It’s Monday morning, the sanctuary lights are out, the reports are coming in from the service(s) your church held yesterday, and you’re starting to weigh the pros and cons of resigning as you watch the sermon preached at the megachurch about the same scripture you preached from to 50 people yesterday.
I get it. Mondays can be brutal, even if everything went well yesterday, and even if you talk yourself into staying on for another week, the idea of maintaining at your current level can start to seem so appealing. But it’s not. Maintaining can never be a permanent solution any more than treading water can be the primary technique for swimming. Sure, it may be a way to rest and catch your breath, (How many are thankful for seasons of rest? Yes, I see that hand, and that hand, and those 2 in the back!) but it can never be a sustainable answer for ministry, especially when the kingdom of God is always advancing and His offensive team is the local church.
Let’s face it, God wants our churches to grow more than that conference speaker wants us to buy books.
In order to keep myself from getting lost in the weeds of all the “next steps” and “next level” information out there, I’ve developed a little acrostic for the word LEVEL that helps me remember what it takes personally and organizationally to level up.

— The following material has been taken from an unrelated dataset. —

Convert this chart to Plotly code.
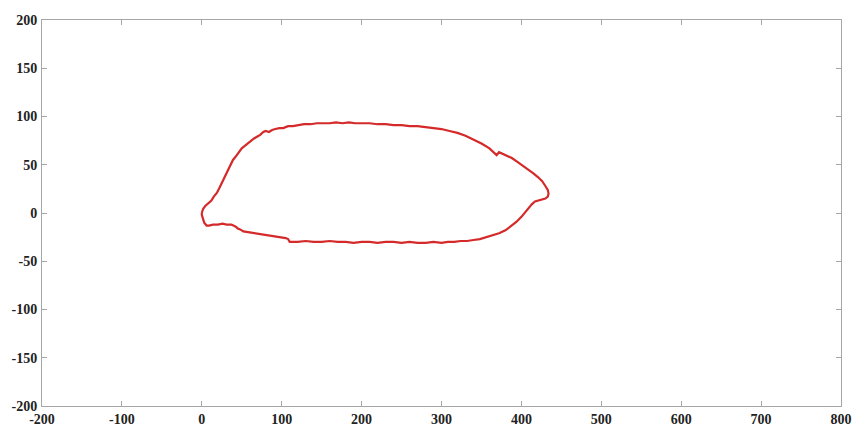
import plotly.graph_objects as go

# Outline coordinates (data units), traced clockwise from the left tip.
# Upper edge: left tip -> right nose
upper_x = [0, 1.5, 4, 8, 12, 15, 19, 22, 25, 28,
           31, 33, 36, 39, 42, 46, 50, 53, 57, 61,
           65, 69, 73, 77, 80, 84, 88, 92, 97, 102,
           108, 114, 120, 128, 136, 144, 152, 160, 168, 176,
           184, 192, 200, 210, 220, 230, 240, 250, 260, 270,
           280, 290, 300, 310, 320, 330, 340, 350, 360, 369,
           372, 380, 388, 395, 402, 409, 415, 421, 426, 430,
           433, 434]
upper_y = [0, 4, 7, 10, 13, 17, 21, 26, 31, 36,
           42, 46, 51, 55, 58, 63, 67, 69, 72, 74,
           77, 79, 81, 84, 85, 84, 86, 87, 88, 88,
           90, 90, 91, 92, 92, 93, 93, 93, 94, 93,
           94, 93, 93, 93, 92, 92, 91, 91, 90, 90,
           89, 88, 87, 85, 83, 80, 76, 72, 67, 60,
           63, 60, 57, 53, 49, 45, 41, 37, 33, 28,
           24, 20]
# Lower edge: right nose -> left tip
lower_x = [433, 430, 426, 421, 417, 413, 409, 405, 400, 394,
           387, 380, 372, 364, 356, 348, 340, 332, 324, 316,
           308, 300, 290, 280, 270, 260, 250, 240, 230, 220,
           210, 200, 190, 180, 170, 160, 150, 140, 130, 120,
           110, 108, 105, 98, 90, 82, 74, 66, 58, 52,
           48, 45, 42, 37, 31, 26, 20, 14, 9, 6,
           3, 1, 0, 0]
lower_y = [17, 15, 14, 13, 12, 9, 5, 0, -4, -9,
           -14, -18, -21, -23, -25, -27, -28, -29, -29, -30,
           -30, -31, -30, -31, -31, -30, -31, -30, -30, -31,
           -30, -30, -31, -30, -30, -29, -30, -30, -29, -30,
           -30, -27, -26, -25, -24, -23, -22, -21, -20, -19,
           -17, -16, -14, -12, -12, -11, -12, -12, -13, -13,
           -10, -6, -2, 0]

x_ticks = [-200, -100, 0, 100, 200, 300, 400, 500, 600, 700, 800]
y_ticks = [-200, -150, -100, -50, 0, 50, 100, 150, 200]

x_vals = upper_x + lower_x
y_vals = upper_y + lower_y

fig = go.Figure()
fig.add_trace(go.Scatter(
    x=x_vals, y=y_vals, mode="lines",
    line=dict(color="#d42a2a", width=2.2),
    hoverinfo="skip", showlegend=False,
))

axis_common = dict(
    showgrid=False, zeroline=False, automargin=False,
    showline=True, linecolor="#a6a6a6", linewidth=1,
    mirror="ticks", ticks="inside", ticklen=5, tickcolor="#a6a6a6",
    tickfont=dict(family="Liberation Serif", size=14, color="#222222"),
)

fig.update_layout(
    template="none",
    width=853, height=427,
    margin=dict(l=42, r=12, t=20, b=21),
    paper_bgcolor="white", plot_bgcolor="white",
    font=dict(family="Liberation Serif", size=14, color="#222222"),
    xaxis=dict(range=[-200, 800], tickvals=x_ticks,
               ticktext=[f"<b>{v}</b>" for v in x_ticks], **axis_common),
    yaxis=dict(range=[-200, 200], tickvals=y_ticks,
               ticktext=[f"<b>{v}</b>" for v in y_ticks], ticklabelstandoff=1, **axis_common),
)

fig.write_html(
    "out.html",
    config={"displayModeBar": False},
    post_script="document.body.style.margin='0';document.body.style.overflow='hidden';",
)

A word before I share it: I don’t pastor a megachurch, nor do I have a book deal. The church I pastor – The Gathering – is in a small town in the south, just turned 6 years old, and over those 6 years, we’ve seen slow, steady growth from 20 to an average weekly attendance that fluctuates between 275-300. Sometimes we hear “next level” and think that it means an overnight jump from hundreds to thousands, but leveling up often happens by the tens, and these 5 things are required if you and I want to keep growing.
Someone has to go first, and that’s probably going to be you and me. If I’m asking my church to give more because we have a kingdom opportunity, then I’m going to need to up my giving game first. Leaders who say it but don’t do it are lecturers, and we all know how much people enjoy lectures.
If we’re going to get to the next level, we probably need to have some idea about what’s blocking our way. The churches and individuals I know who are always growing are also always examining themselves. They ask questions. They examine good systems because they want the best systems. Like a mountain climber, they study the next section in order to plan the best route to take. We don’t need to be afraid to poke the process a little in order to find the best path.
This may seem like a no-brainer, but you would be surprised how many leaders talk about wanting to go to the next level and yet they never surround themselves people who have been there. You cannot go to the next level if you haven’t seen it. We’ve got to have a vision of where we’re going if we have any hope of getting there. When I coached cross-country, I always told my teams to run uphill by looking uphill. See where you’re going and eventually, you’ll be where you’re going. Vision is powerful, and it’s our job as leaders to have it and cast it.
You’re willing to go first, you’ve examined the obstacles to get there, and you’ve even envisioned what it will look like at the top, but none of that matters if you never take a step. It’s easier to stay where you are, but the fruit is always higher and out on a limb, and it takes work to get there. How ridiculous would it be for football teams to huddle, call a play, pump each other up, and then never snap the ball? I hate to say it, but many church leaders are only good in the huddle, and that won’t take you to the next level. It will, though, keep everyone in the huddle.
I struggled with this last one, but it’s reality and so it needs to be included. There is a price to pay in order to level up. It will cost us, and until we’re willing to lose what we have now, we won’t be able to gain anything later. In our personal lives, there is a cost to grow. Maybe it’s less time sleeping for more time reading, or giving up a favorite Netflix show in order to take an online class. Maybe a friend won’t embrace your passion for self-improvement and stops texting. Organizationally, you and I may see people leave because they love the current level more than the one we’re pursuing. We don’t lose people because those people are bad; we lose them because not everyone desires the same climb. But no matter what level you’re pursuing, make no mistake: you have to give up in order to go up. As Jesus said, it’s better to count that cost before you even start, because quitting in the middle of a climb isn’t always the best option.
There you are. Five things that help me flesh out what it takes to get to the next level. Hopefully, they’ll benefit you, too, as you pursue higher ground.